Calls for a public inquiry, greater autonomy for Canada’s pubic health inspectorate and a proposal to boost the number of inspectors through greater funding, were just some of the recommendations made by the Agricultural Sub-Committee late last week.
However, there were fears the report’s message could be weakened after it emerged the committee members, divided on party lines, were unable to agree on one set of recommendations. The three opposition parties called for further public scrutiny, the need for closer cooperation with the United States on food safety standards and for food inspection reports to be publicly available. Conservative politicians issued their own document making no mention of proposals for a public inquiry.
However, Maple Leaf ignored the political in-fighting to publicly acknowledge its culpability in the matter and table a number of far-reaching recommendations.
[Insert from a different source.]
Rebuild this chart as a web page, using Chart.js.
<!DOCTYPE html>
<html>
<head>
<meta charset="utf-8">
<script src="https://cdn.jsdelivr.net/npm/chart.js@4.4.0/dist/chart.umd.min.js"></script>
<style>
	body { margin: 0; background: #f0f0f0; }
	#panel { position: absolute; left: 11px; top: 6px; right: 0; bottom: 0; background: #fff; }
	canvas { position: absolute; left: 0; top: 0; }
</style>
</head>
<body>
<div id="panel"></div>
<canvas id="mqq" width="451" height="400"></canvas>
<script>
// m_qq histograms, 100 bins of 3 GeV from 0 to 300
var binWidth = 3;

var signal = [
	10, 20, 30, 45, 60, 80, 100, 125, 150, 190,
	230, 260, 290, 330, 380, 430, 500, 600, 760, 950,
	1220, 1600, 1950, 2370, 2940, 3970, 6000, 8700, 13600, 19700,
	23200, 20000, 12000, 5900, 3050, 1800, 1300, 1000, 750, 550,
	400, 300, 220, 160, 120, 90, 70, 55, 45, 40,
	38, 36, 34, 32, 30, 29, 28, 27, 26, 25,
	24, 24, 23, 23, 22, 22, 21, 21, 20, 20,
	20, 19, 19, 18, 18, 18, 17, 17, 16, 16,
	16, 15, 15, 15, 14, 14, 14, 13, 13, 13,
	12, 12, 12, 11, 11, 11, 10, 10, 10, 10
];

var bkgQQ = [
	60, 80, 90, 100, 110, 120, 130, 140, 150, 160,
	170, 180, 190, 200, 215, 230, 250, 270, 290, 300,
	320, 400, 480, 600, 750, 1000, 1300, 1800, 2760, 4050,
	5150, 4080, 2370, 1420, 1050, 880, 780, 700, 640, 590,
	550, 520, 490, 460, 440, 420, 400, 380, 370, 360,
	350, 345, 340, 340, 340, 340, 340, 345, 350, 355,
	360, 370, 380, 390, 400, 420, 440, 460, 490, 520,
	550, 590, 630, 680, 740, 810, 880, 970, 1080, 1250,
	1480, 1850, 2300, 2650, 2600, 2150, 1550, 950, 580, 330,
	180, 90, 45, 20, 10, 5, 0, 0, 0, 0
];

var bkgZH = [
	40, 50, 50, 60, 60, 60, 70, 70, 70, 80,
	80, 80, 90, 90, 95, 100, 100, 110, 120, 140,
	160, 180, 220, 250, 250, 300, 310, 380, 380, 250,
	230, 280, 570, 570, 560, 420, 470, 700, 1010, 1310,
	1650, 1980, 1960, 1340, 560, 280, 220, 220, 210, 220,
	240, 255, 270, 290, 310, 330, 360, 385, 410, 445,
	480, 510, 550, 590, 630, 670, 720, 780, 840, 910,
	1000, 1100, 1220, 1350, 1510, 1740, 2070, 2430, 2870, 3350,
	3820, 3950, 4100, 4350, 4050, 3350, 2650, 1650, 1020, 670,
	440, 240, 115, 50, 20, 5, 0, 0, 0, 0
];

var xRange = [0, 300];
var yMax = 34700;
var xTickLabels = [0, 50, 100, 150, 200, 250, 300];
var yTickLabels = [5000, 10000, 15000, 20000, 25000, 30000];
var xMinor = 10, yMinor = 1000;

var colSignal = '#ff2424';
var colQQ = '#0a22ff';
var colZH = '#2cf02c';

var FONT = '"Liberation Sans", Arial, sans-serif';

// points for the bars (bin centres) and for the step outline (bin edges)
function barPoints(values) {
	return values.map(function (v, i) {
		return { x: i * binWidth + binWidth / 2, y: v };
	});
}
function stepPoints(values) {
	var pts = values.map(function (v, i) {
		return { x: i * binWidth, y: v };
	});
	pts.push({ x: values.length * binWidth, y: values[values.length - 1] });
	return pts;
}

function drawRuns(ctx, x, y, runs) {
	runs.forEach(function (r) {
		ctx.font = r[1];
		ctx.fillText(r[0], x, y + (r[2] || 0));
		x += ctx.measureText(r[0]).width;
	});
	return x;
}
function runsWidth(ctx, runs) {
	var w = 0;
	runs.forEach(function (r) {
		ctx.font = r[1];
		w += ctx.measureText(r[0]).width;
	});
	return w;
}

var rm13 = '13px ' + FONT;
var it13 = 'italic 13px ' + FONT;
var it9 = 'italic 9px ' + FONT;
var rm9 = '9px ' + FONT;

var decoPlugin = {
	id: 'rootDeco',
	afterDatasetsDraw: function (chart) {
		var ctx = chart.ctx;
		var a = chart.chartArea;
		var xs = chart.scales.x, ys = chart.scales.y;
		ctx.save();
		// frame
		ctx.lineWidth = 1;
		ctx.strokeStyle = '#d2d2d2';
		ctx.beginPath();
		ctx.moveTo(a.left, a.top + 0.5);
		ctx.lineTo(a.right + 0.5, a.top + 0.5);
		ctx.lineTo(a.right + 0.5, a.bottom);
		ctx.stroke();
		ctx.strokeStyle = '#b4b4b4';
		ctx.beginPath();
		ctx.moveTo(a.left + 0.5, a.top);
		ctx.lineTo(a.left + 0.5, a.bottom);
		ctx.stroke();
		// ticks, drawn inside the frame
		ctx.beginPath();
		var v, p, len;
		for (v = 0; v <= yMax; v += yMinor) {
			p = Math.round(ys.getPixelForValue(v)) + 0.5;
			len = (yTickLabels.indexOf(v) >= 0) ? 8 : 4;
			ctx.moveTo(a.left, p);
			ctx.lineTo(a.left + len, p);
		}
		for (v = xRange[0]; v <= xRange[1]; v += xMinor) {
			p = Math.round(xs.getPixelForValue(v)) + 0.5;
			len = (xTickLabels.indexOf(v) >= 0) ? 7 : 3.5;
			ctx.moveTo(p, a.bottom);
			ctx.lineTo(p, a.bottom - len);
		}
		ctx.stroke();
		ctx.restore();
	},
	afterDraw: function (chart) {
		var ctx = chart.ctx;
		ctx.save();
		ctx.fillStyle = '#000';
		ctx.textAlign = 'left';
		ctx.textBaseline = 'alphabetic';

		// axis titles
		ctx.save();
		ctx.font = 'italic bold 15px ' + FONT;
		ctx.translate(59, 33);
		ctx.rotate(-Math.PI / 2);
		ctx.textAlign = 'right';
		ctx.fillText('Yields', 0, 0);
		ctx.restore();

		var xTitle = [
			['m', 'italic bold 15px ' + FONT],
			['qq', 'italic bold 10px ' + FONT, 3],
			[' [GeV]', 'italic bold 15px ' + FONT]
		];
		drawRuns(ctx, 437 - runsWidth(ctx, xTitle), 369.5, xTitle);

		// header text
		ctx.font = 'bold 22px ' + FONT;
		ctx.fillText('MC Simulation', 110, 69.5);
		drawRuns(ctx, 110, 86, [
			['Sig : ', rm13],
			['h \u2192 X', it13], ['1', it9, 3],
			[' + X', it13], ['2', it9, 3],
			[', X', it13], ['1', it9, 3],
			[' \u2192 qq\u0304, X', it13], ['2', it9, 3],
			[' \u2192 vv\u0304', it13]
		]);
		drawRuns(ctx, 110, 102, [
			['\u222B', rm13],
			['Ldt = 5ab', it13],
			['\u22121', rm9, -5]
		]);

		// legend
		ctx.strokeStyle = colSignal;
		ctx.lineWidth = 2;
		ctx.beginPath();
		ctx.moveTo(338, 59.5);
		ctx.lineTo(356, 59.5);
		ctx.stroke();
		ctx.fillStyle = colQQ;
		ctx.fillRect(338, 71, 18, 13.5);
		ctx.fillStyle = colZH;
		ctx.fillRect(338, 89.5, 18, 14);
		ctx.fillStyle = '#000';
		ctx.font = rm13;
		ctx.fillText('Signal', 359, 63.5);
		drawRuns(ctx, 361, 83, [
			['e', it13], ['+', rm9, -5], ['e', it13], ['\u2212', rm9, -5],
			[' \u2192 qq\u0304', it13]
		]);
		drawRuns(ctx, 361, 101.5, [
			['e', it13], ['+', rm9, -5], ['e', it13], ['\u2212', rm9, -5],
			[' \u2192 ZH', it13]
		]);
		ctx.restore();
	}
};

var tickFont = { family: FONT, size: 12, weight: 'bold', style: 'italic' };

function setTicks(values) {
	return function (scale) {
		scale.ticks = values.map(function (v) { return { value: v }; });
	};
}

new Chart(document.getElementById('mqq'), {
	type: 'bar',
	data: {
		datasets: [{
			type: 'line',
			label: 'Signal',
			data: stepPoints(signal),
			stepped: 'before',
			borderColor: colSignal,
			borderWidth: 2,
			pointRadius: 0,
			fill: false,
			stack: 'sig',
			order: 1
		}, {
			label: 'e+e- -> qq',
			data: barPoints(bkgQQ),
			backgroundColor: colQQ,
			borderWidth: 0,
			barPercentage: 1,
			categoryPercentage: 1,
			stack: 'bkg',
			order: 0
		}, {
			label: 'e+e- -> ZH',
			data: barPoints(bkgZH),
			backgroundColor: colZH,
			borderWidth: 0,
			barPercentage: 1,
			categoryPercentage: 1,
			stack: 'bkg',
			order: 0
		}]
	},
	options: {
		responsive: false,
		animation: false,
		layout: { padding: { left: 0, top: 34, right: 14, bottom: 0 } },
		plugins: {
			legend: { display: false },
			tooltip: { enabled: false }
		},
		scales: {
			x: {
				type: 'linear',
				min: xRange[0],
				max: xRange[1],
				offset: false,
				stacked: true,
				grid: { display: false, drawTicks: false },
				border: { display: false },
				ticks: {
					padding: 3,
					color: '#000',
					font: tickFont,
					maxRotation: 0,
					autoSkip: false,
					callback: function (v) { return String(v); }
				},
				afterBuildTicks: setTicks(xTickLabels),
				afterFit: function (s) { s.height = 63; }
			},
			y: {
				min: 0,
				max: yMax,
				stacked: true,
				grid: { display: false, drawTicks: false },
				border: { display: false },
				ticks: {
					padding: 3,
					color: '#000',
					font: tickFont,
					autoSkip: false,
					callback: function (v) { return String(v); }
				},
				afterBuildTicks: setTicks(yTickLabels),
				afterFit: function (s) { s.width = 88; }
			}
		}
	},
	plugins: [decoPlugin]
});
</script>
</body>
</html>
The company has already agreed to pay C$27m in damages to those affected by contaminated meat products originating from its Bartor Road processing plant in summer 2008.
National standards crucial
The company has called for the implementation of national standards for food inspection and declared the “patchwork of existing regulatory regimes cannot continue”. Maple Leaf also supported the committee’s suggestions for a comprehensive review of Canadian Food Inspection Agency resources, recognizing the need for sufficient number of inspectors to police and enforce the tougher safety regime.
Changes that result in faster identification of proven safety risks, either through greater cooperation between the government and other agencies or through accelerated testing and expansion of laboratory capacity were also key measures that need to be implemented, said a Maple Leaf statement.
Company president and CEO Michael McCain said: “The Committee has produced a comprehensive report that has important implications for advancing the strength of the Canadian food system.”
The report provided a clear direction for more improvements and Maple Leaf would take part fully in this process, McCain promised.
He added: "As a result of our responsibility for the listeria tragedy we had to improve, we did, and we will continuously. Maple Leaf will continue to take an advocacy role in the pursuit of improved practices across the industry, freely sharing our lessons learned and new approaches to food safety that contribute to a world class system for Canadians."